At least 21 child cancer patients in Yemen have died and dozens more were seriously ill after being given an expired cancer treatment in the rebel-held capital of Sanaa, a government official and activists told The National.
Yemen's internationally recognised government and the Iran-backed Houthi rebels have been at war for eight years. The conflict has battered the country's health sector., leaving only half of Yemen's health facilities functioning.
Those in need of health assistance in 2022 will reach a whopping 21.9 million people, with 12.6 million in acute need, according to the World Health Organisation (WHO).
The WHO estimates that 4,300 children are currently diagnosed with cancer in Yemen this year.

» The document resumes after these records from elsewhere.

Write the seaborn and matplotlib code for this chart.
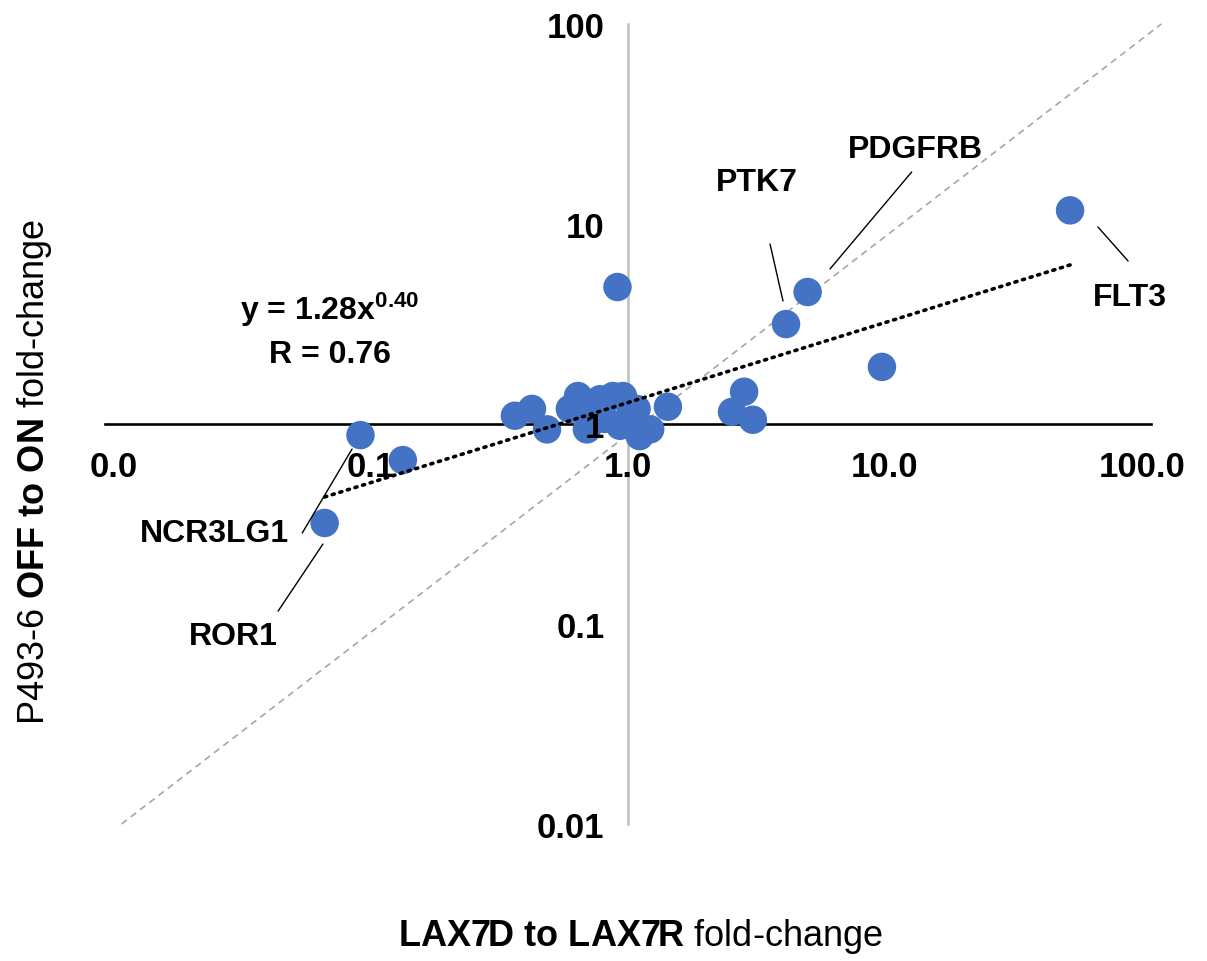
import numpy as np
import pandas as pd
import matplotlib
matplotlib.use("Agg")
import matplotlib.pyplot as plt
from matplotlib.ticker import FixedLocator, FixedFormatter
import seaborn as sns

# ---------------- data ----------------
genes = ["FLT3", "PDGFRB", "PTK7", "", "", "", "", "", "NCR3LG1", "", "ROR1",
         "", "", "", "", "", "", "", "", "", "", "", "", "", "", "", "", "", ""]
x_fc = [52.5, 5.0, 4.12, 0.91, 9.73, 2.83, 2.54, 3.06, 0.091, 0.133, 0.066,
        0.363, 0.423, 0.484, 0.594, 0.639, 0.692, 0.731, 0.778, 0.874, 0.956,
        0.81, 0.93, 1.02, 1.08, 1.11, 1.22, 1.43, 0.68]
y_fc = [11.7, 4.57, 3.16, 4.84, 1.93, 1.45, 1.15, 1.05, 0.88, 0.66, 0.32,
        1.10, 1.19, 0.94, 1.19, 1.38, 0.94, 1.15, 1.33, 1.38, 1.38,
        1.06, 0.98, 1.12, 1.19, 0.87, 0.94, 1.22, 1.26]

x_ticks = [0.01, 0.1, 1, 10, 100]
x_tick_labels = ["0.0", "0.1", "1.0", "10.0", "100.0"]
y_ticks = [0.01, 0.1, 1, 10, 100]
y_tick_labels = ["0.01", "0.1", "1", "10", "100"]

# power trendline y = a * x^b
fit_a, fit_b, fit_r = 1.28, 0.40, 0.76
fit_x_range = [0.066, 52.5]

# identity reference line
diag_x = [0.0107, 119.0]
diag_y = [0.01, 100.0]

# annotation: label, label position, leader start, leader end
ann_labels = ["FLT3", "PDGFRB", "PTK7", "NCR3LG1", "ROR1"]
ann_text_xy = [(89.8, 4.32), (13.1, 23.7), (3.18, 16.2), (0.0247, 0.285), (0.029, 0.0871)]
ann_line_a = [(67.4, 9.66), (12.7, 18.2), (3.57, 7.94), (0.054, 0.285), (0.0435, 0.116)]
ann_line_b = [(88.3, 6.53), (6.11, 5.96), (4.01, 4.12), (0.0844, 0.75), (0.065, 0.251)]

df = pd.DataFrame({"x": x_fc, "y": y_fc, "gene": genes})

# ---------------- style ----------------
sns.set_theme(style="white")
plt.rcParams["font.family"] = ["Liberation Sans", "DejaVu Sans"]
plt.rcParams["mathtext.fontset"] = "custom"
plt.rcParams["mathtext.rm"] = "Liberation Sans"
plt.rcParams["mathtext.bf"] = "Liberation Sans:bold"
plt.rcParams["mathtext.it"] = "Liberation Sans:italic"
plt.rcParams["text.color"] = "black"
plt.rcParams["xtick.color"] = "black"
plt.rcParams["ytick.color"] = "black"

W, H = 1207, 962
fig = plt.figure(figsize=(W / 100, H / 100), dpi=100)
ax = fig.add_axes([100 / W, (H - 840) / H, 1070 / W, 825 / H])
ax.set_xscale("log")
ax.set_yscale("log")
ax.set_xlim(10 ** -2.0545, 10 ** 2.109)
ax.set_ylim(10 ** -2.075, 10 ** 2.05)

blue = "#4472C4"
ax.plot(diag_x, diag_y, color="#A6A6A6", lw=1.2, ls=(0, (4, 3)), zorder=1)

sns.scatterplot(data=df, x="x", y="y", ax=ax, color=blue, s=420,
                edgecolor="none", linewidth=0, zorder=2, legend=False)

fx = np.geomspace(fit_x_range[0], fit_x_range[1], 200)
ax.plot(fx, fit_a * fx ** fit_b, color="black", lw=2.6, ls=(0, (0.6, 1.6)),
        dash_capstyle="round", zorder=4)

# spines through (1,1)
for s in ["top", "right"]:
    ax.spines[s].set_visible(False)
ax.spines["bottom"].set_position(("data", 1))
ax.spines["left"].set_position(("data", 1))
ax.spines["bottom"].set_color("black")
ax.spines["bottom"].set_linewidth(1.9)
ax.spines["left"].set_color("#BFBFBF")
ax.spines["left"].set_linewidth(1.8)
ax.spines["bottom"].set_bounds(10 ** -2.035, 10 ** 2.035)
ax.spines["left"].set_bounds(0.01, 100)
ax.spines["bottom"].set_zorder(1)
ax.spines["left"].set_zorder(1)

ax.xaxis.set_major_locator(FixedLocator(x_ticks))
ax.xaxis.set_major_formatter(FixedFormatter(x_tick_labels))
ax.yaxis.set_major_locator(FixedLocator(y_ticks))
ax.yaxis.set_major_formatter(FixedFormatter(y_tick_labels))
ax.xaxis.set_minor_locator(FixedLocator([]))
ax.yaxis.set_minor_locator(FixedLocator([]))
ax.tick_params(axis="x", length=0, pad=19, labelsize=25, labelcolor="black")
ax.tick_params(axis="y", length=0, pad=17, labelsize=25, labelcolor="black")
for lab in ax.get_xticklabels() + ax.get_yticklabels():
    lab.set_fontweight("bold")
ax.xaxis.set_zorder(5)
ax.yaxis.set_zorder(5)
ax.set_xlabel("")
ax.set_ylabel("")

# annotations
for lab, txy, a, b in zip(ann_labels, ann_text_xy, ann_line_a, ann_line_b):
    ax.text(txy[0], txy[1], lab, ha="center", va="center", fontsize=23,
            fontweight="bold", color="black", zorder=6)
    ax.plot([a[0], b[0]], [a[1], b[1]], color="black", lw=1.0, zorder=6)

# equation
ax.text(0.0692, 3.76, r"y = %.2fx$^{\mathbf{%.2f}}$" % (fit_a, fit_b),
        ha="center", va="center", fontsize=23, fontweight="bold",
        color="black", zorder=6)
ax.text(0.0692, 2.24, "R = %.2f" % fit_r, ha="center", va="center",
        fontsize=23, fontweight="bold", color="black", zorder=6)

# axis titles
fig.text(640 / W, 1 - 937 / H, r"$\mathbf{LAX7D\ to\ LAX7R}$ fold-change",
         ha="center", va="center", fontsize=26, color="black")
fig.text(35 / W, 1 - 472 / H, r"P493-6 $\mathbf{OFF\ to\ ON}$ fold-change",
         ha="center", va="center", fontsize=26, rotation=90, color="black")

fig.savefig("out.png", dpi=100)
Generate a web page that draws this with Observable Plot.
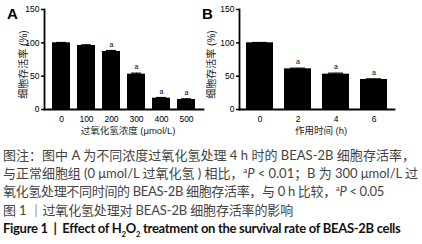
<!DOCTYPE html>
<html><head><meta charset="utf-8">
<script src="https://cdn.jsdelivr.net/npm/d3@7"></script>
<script src="https://cdn.jsdelivr.net/npm/@observablehq/plot@0.6"></script>
<style>
html,body{margin:0;padding:0;background:#fff;}
#root{position:relative;width:422px;height:244px;overflow:hidden;font-family:Lato,"Noto Sans CJK SC",sans-serif;}
.panel{position:absolute;top:0;}
.letter{position:absolute;font:bold 15px "Liberation Sans",Arial,sans-serif;color:#000;}
#cap{position:absolute;left:3px;top:146px;font-size:13px;line-height:18.2px;color:#444;white-space:nowrap;}
#cap div{white-space:nowrap;display:block;width:max-content;}
#cap .en{color:#111;font-weight:bold;}
sup,sub{font-size:0.6em;line-height:0;}
</style></head>
<body><div id="root">
<div id="pa" class="panel" style="left:0"></div>
<div id="pb" class="panel" style="left:180px"></div>
<div class="letter" style="left:7px;top:5px">A</div>
<div class="letter" style="left:202px;top:5px">B</div>
<div id="cap">
<div data-w="412">图注：图中 A 为不同浓度过氧化氢处理 4 h 时的 BEAS-2B 细胞存活率，</div>
<div data-w="415">与正常细胞组 (0 μmol/L 过氧化氢 ) 相比，<sup>a</sup><i>P</i> &lt; 0.01；B 为 300 μmol/L 过</div>
<div data-w="381">氧化氢处理不同时间的 BEAS-2B 细胞存活率，与 0 h 比较，<sup>a</sup><i>P</i> &lt; 0.05</div>
<div data-w="290">图 1 ｜过氧化氢处理对 BEAS-2B 细胞存活率的影响</div>
<div class="en" data-w="397">Figure 1 &nbsp;|&nbsp; Effect of H<sub>2</sub>O<sub>2</sub> treatment on the survival rate of BEAS-2B cells</div>
</div>
</div>
<script>
const concLabels = ["0","100","200","300","400","500"];
const concMeans = [100,96,87,53,17,15];
const concErr = [0.5,1,1.5,1.5,1,1];
const concSig = ["","","a","a","a","a"];
const timeLabels = ["0","2","4","6"];
const timeMeans = [100,61,53,45];
const timeErr = [0.5,1,1.5,1];
const timeSig = ["","a","a","a"];
const yTicks = [0,50,100,150];
const yTitle = "细胞存活率 (%)";
const concTitle = "过氧化氢浓度 (μmol/L)";
const timeTitle = "作用时间 (h)";

function panel(labels, means, errs, sig, xTitle, o) {
  const data = labels.map((k,i)=>({k, v:means[i], e:errs[i], s:sig[i]}));
  return Plot.plot({
    width: o.width, height: 140,
    marginLeft: o.ml, marginTop: 9, marginBottom: 31, marginRight: 3,
    style: {fontFamily: '"Liberation Sans", Arial, "Noto Sans CJK SC", sans-serif', fontSize: "8.5px", color: "#000", background: "transparent", overflow: "visible"},
    x: {domain: labels, paddingInner: 0.3, paddingOuter: o.po, label: null},
    y: {domain: [0,150], label: null},
    marks: [
      Plot.barY(data, {x:"k", y:"v", fill:"#000"}),
      Plot.ruleX(data, {x:"k", y1:"v", y2:d=>d.v+d.e, stroke:"#000"}),
      Plot.tickY(data, {x:"k", y:d=>d.v+d.e, stroke:"#000", strokeWidth:1.2, inset:o.capInset}),
      Plot.text(data, {x:"k", y:d=>d.v+d.e, text:"s", dy:-6, fontSize:7, fill:"#000"}),
      Plot.axisY({ticks: yTicks, tickSize: 3, tickPadding: 2, label: null, strokeWidth: 1.5}),
      Plot.axisX({tickSize: 0, tickPadding: 6, label: null}),
      Plot.frame({anchor:"left", stroke:"#000", strokeWidth:1.8}),
      Plot.frame({anchor:"bottom", stroke:"#000", strokeWidth:1.8}),
      Plot.text([yTitle], {frameAnchor:"left", textAnchor:"middle", rotate:-90, dx:o.ydx, dy:5, text:d=>d, fontSize:10, fill:"#222"}),
      Plot.text([xTitle], {frameAnchor:"bottom", dy:24, dx:4, text:d=>d, fontSize:9.5, fill:"#222"})
    ]
  });
}
document.getElementById("pa").append(panel(concLabels, concMeans, concErr, concSig, concTitle, {width:206, ml:44, po:0.25, ydx:-21, capInset:4}));
document.getElementById("pb").append(panel(timeLabels, timeMeans, timeErr, timeSig, timeTitle, {width:217, ml:59, po:0.15, ydx:-28, capInset:6}));

function fitCaption(){
  document.querySelectorAll("#cap div").forEach(el=>{
    el.style.letterSpacing = "0px";
    const target = +el.dataset.w;
    const w = el.getBoundingClientRect().width;
    const n = el.textContent.length;
    el.style.letterSpacing = ((target - w) / n) + "px";
  });
}
fitCaption();
if (document.fonts && document.fonts.ready) document.fonts.ready.then(fitCaption);
</script>
</body></html>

“The Houthi militias injected more than 50 child cancer patients with an expired dose of treatment in Kuwait Hospital, which led to the poisoning and deaths of more than 21 children so far,” said a statement given to The National by the Yemeni coalition of independent women.
A vigil was held in front of the UN headquarters in Geneva by activists and relatives of the children on Tuesday evening.
“We consider this to be a crime against humanity, and international action must be taken to punish the criminals among the militia leaders,” the statement said.
Families of the children have been subjected to extortion, pressure and threats by the Houthis “to not speak out against them”, it said.
“The rebels have attempted to hide the crime and to protect those involved in the operation that was headed by the Houthi Health Minister, Taha Al Motwakil,” it said.
As the economy collapses and imports are restricted, medicines and equipment that are readily available in other countries are scarce in Yemen.
Yemen's Deputy Human Rights Minister, Majed Al Fadhil, told The National the rebels have been exploiting the assistance of international groups with health supplies and are diverting it to “their own benefit”.
“They have been smuggling expired medicine through companies owned by their leaders and are selling them in the local markets which is generating the group a lot of money,” he said.
The actions that the rebels are committing are considered “mass killings in areas under Houthi control”
“The militias have killed more than 20 children after administrating contaminated cancer medicine that they have disturbed to a number of hospitals under their control,” Mr Al Fadhil said.
“They are depriving adequate cancer treatment to those that desperately need it.”
The Yemeni official said the “silence” of the international community about these crimes are encouraging the rebels to commit further violations against the Yemeni population.